I wanted intrigue from this book, and I got it — but there was also more charm and sly humor than I was expecting. Maria is the kind of character who, when she learns her guests are having trysts in the linen closet, dreams up cunning ways to make the linen closets more tryst friendly. Eli, our American agent, is the perfect uptight foil for her sumptuous creativity and one of the year’s best grumps; it was a pleasure to watch him unravel.

One passage in particular sums up the reason I and so many others love historical romance: “Later, they would wake up in the real world, with headaches to nurse and bills to pay and petty quarrels to fight, but right now they were in the magical fairyland of the Hotel Wallner, and they felt as though they never needed to leave.”
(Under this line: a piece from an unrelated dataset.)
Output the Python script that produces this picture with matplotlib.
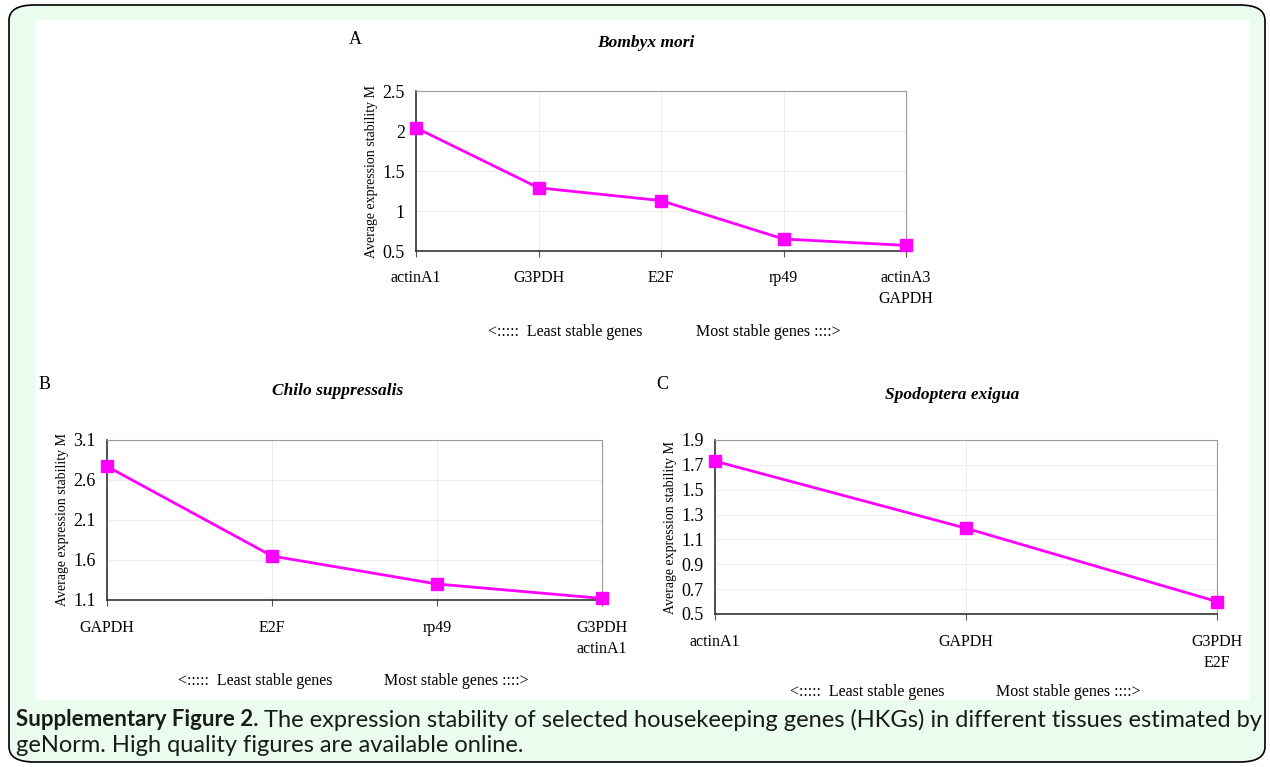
import matplotlib
matplotlib.use("Agg")
import matplotlib.pyplot as plt
from matplotlib.patches import FancyBboxPatch, Rectangle

# data
a_genes = ["actinA1", "G3PDH", "E2F", "rp49", "actinA3\nGAPDH"]
a_m = [2.04, 1.29, 1.13, 0.65, 0.57]
a_ticks = [0.5, 1, 1.5, 2, 2.5]
a_ticklabels = ["0.5", "1", "1.5", "2", "2.5"]

b_genes = ["GAPDH", "E2F", "rp49", "G3PDH\nactinA1"]
b_m = [2.77, 1.65, 1.30, 1.12]
b_ticks = [1.1, 1.6, 2.1, 2.6, 3.1]
b_ticklabels = ["1.1", "1.6", "2.1", "2.6", "3.1"]

c_genes = ["actinA1", "GAPDH", "G3PDH\nE2F"]
c_m = [1.73, 1.19, 0.60]
c_ticks = [0.5, 0.7, 0.9, 1.1, 1.3, 1.5, 1.7, 1.9]
c_ticklabels = ["0.5", "0.7", "0.9", "1.1", "1.3", "1.5", "1.7", "1.9"]

W, H = 1270, 767
SERIF = "Liberation Serif"
MAG = "#ff00ff"

fig = plt.figure(figsize=(W / 100, H / 100), dpi=100)
fig.patch.set_facecolor("white")

# background frame
frame = FancyBboxPatch((9 / W, 1 - 762 / H), 1256 / W, 757 / H,
                       boxstyle="round,pad=0,rounding_size=0.02",
                       transform=fig.transFigure, facecolor="#e9fcee",
                       edgecolor="black", linewidth=1.2, zorder=-3)
fig.patches.append(frame)
fig.patches.append(Rectangle((36 / W, 1 - 700 / H), 1214 / W, 680 / H,
                             transform=fig.transFigure, facecolor="white",
                             edgecolor="none", zorder=-2))


def px(x, y):
    return x / W, 1 - y / H


def panel(box, genes, vals, ticks, ticklabels, title, letter, letter_xy,
          title_xy, label_y, note_y, note_x):
    l, t, r, b = box
    ax = fig.add_axes([l / W, 1 - b / H, (r - l) / W, (b - t) / H])
    x = list(range(len(genes)))
    ax.plot(x, vals, color=MAG, lw=2, marker="s", ms=8, mfc=MAG, mec=MAG,
            clip_on=False, zorder=3)
    ax.set_xlim(0, len(genes) - 1)
    ax.set_ylim(ticks[0], ticks[-1])
    ax.set_yticks(ticks)
    ax.set_yticklabels(ticklabels, fontfamily=SERIF, fontsize=13)
    ax.set_xticks(x)
    ax.set_xticklabels([])
    for i, g in enumerate(genes):
        ax.text(i, -(label_y - b) / (b - t), g,
                transform=ax.get_xaxis_transform(), ha="center", va="top",
                fontfamily=SERIF, fontsize=11.5, linespacing=1.45)
    ax.grid(True, color="#ededed", lw=0.8)
    ax.set_axisbelow(True)
    for s in ["top", "right"]:
        ax.spines[s].set_color("#9a9a9a")
    for s in ["left", "bottom"]:
        ax.spines[s].set_color("#333333")
        ax.spines[s].set_linewidth(1.2)
    ax.tick_params(axis="y", length=0, pad=8)
    ax.tick_params(axis="x", length=4, direction="out", color="#555555")
    ax.set_ylabel("Average expression stability M", fontfamily=SERIF,
                  fontsize=10, labelpad=3)
    fig.text(*px(*title_xy), title, ha="center", va="center",
             fontfamily=SERIF, fontsize=12.5, style="italic",
             weight="bold")
    fig.text(*px(*letter_xy), letter, ha="center", va="center",
             fontfamily=SERIF, fontsize=13)
    fig.text(*px(note_x[0], note_y), "<:::::  Least stable genes",
             ha="center", va="center", fontfamily=SERIF, fontsize=11.5)
    fig.text(*px(note_x[1], note_y), "Most stable genes ::::>",
             ha="center", va="center", fontfamily=SERIF, fontsize=11.5)
    return ax


panel((416, 91, 906, 251), a_genes, a_m, a_ticks, a_ticklabels,
      "Bombyx mori", "A", (355, 39), (646, 43), 270, 332, (565, 768))
panel((107, 440, 602, 600), b_genes, b_m, b_ticks, b_ticklabels,
      "Chilo suppressalis", "B", (45, 384), (338, 391), 620, 681, (255, 456))
panel((715, 440, 1217, 614), c_genes, c_m, c_ticks, c_ticklabels,
      "Spodoptera exigua", "C", (662, 384), (952, 395), 634, 692, (867, 1068))

# caption
cap = dict(va="center", fontfamily="Lato", color="#1a1a1a")
bold = fig.text(*px(16, 720), "Supplementary Figure 2.", ha="left",
                weight="bold", fontsize=16, **cap)
fig.canvas.draw()
bb = bold.get_window_extent()
fig.text((bb.x1 + 5) / W, 1 - 720 / H,
         "The expression stability of selected housekeeping genes (HKGs) in "
         "different tissues estimated by", ha="left", fontsize=17, **cap)
fig.text(*px(16, 745), "geNorm. High quality figures are available online.",
         ha="left", fontsize=17, **cap)

fig.savefig("out.png", dpi=100)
I’ve saved the sweetest book for last. BITTER MEDICINE (Tachyon, 272 pp., paperback, $18.95), by Mia Tsai, centers on Elle, a descendant of the Chinese god of healing who makes magical glyphs for a fairy bureaucracy and secretly pines for Lucien, a handsome, half-elf agent. When the glyphs work too well, saving Luc’s life but revealing Elle’s existence to the dangerous family members she’s running from, she and Luc will have to atone for the sins of their pasts while working out what they truly mean to each other.

There are so many joys in this paranormal. The wealth of languages, mythologies, religions and magicks are a weight that balances the emotional tenderness. Healing magic, rather than fighting magic, takes center stage — and without spoiling things too much, it’s also one of the rare paranormals to feature a heroine who loses rather than gains power. Tsai does not flinch from this grief: “The overhead lights cast her shadow, faint and watery, across her threshold, and that’s how she imagines she looks: magic-less and broken, a ghostly husk of herself.” In a subgenre that so often makes supernatural power the answer to problems, how refreshing to find one that says being mortal — being human, and happy, and safe — is purpose enough.